Dean could bring as much as 50cm of rain on Jamaica and warned
waves could surge 2-3m above normal tide levels, the US National
Hurricane Centre said.
Hurricane Dean, the first powerful storm of the Atlantic season,
landed on southern coast of Jamaica on Sunday and hit its capital
Kingston after it pounded Caribbean islands and coastal areas on
Saturday.
Packing winds of to 230km/h, the Category 4 storm cut the power
and blocked roads by fallen trees and floods in the eastern parts
of the island.
Dean could bring as much as 50cm of rain on Jamaica and warned
waves could surge 2-3m above normal tide levels, the US National
Hurricane Centre said.
The Jamaican government has been trying to convince people
refusing to leave their homes to evacuate the most vulnerable areas
along the southern coast and go the shelters opened up by the
government.
"Preparations to protect life and property in Jamaica should
already have been completed.

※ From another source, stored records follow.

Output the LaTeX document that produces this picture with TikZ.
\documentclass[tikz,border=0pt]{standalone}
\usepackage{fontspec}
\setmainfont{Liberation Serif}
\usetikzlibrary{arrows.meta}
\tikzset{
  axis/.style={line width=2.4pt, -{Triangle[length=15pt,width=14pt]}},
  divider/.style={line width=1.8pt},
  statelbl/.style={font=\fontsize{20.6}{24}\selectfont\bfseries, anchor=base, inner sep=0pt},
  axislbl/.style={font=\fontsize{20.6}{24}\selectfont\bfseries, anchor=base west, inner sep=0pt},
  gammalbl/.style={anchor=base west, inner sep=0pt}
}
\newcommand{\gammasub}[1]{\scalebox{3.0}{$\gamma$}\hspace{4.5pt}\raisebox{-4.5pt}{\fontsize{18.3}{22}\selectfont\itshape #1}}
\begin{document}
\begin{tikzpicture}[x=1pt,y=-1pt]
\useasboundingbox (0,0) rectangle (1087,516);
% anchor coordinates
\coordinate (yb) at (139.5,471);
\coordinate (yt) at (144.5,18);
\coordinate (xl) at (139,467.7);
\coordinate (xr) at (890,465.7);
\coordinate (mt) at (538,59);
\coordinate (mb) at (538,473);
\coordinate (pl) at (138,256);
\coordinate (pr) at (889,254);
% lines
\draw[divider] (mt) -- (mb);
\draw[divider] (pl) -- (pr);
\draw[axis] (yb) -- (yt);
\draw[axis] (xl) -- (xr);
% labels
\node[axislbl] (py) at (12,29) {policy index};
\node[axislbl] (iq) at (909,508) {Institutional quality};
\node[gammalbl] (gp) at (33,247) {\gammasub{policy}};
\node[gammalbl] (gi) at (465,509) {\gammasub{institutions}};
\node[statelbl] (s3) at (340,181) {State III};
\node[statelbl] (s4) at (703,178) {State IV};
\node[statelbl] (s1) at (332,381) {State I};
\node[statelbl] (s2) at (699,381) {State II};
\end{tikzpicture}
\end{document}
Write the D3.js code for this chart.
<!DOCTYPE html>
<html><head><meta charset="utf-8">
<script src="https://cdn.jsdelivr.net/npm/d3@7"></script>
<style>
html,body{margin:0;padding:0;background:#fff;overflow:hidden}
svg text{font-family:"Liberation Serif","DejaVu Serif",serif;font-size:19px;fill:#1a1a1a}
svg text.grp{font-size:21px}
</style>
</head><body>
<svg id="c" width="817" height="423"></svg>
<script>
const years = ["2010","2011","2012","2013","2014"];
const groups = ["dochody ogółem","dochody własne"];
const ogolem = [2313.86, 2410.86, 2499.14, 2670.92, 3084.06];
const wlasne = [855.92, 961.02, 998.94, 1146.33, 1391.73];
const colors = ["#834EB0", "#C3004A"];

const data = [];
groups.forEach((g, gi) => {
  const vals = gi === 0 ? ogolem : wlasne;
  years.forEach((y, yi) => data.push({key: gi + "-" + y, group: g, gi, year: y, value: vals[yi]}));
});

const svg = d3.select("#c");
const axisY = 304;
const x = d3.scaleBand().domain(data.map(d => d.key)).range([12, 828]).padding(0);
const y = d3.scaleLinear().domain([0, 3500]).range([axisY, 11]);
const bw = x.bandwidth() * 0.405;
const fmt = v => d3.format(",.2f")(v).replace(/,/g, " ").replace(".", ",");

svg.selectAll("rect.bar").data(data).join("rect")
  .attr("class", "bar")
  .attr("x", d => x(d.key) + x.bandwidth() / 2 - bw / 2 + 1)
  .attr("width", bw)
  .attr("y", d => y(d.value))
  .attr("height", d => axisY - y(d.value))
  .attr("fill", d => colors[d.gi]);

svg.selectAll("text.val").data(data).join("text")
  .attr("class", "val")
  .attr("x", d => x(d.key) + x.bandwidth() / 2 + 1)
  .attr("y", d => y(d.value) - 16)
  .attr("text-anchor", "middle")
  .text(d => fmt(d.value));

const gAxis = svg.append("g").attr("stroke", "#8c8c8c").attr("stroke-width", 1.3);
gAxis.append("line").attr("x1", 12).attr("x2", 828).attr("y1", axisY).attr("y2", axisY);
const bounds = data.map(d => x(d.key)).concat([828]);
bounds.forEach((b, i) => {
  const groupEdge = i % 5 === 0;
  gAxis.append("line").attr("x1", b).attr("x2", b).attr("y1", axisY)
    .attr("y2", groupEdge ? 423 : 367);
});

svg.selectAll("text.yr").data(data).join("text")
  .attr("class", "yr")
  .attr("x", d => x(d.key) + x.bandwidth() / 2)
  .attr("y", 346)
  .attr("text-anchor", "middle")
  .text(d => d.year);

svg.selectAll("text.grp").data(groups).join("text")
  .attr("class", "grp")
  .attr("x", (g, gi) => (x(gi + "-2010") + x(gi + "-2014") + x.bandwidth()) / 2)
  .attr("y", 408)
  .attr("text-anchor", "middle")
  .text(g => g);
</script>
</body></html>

Preparations in the Cayman Islands
should be rushed to completion," the centre's latest hurricane
report said.
The center forcasted that Dean could become a Category 5 storm,
the highest on the five-step Saffir-Simpson scale, in two days with
winds of more than 250kph near Mexico's Yucatan Peninsula.
At least eight deaths in southern US state of Texas were blamed
on tropical storm Erin on Thursday, and six deaths were confirmed
when Dean run through Caribbean on Saturday.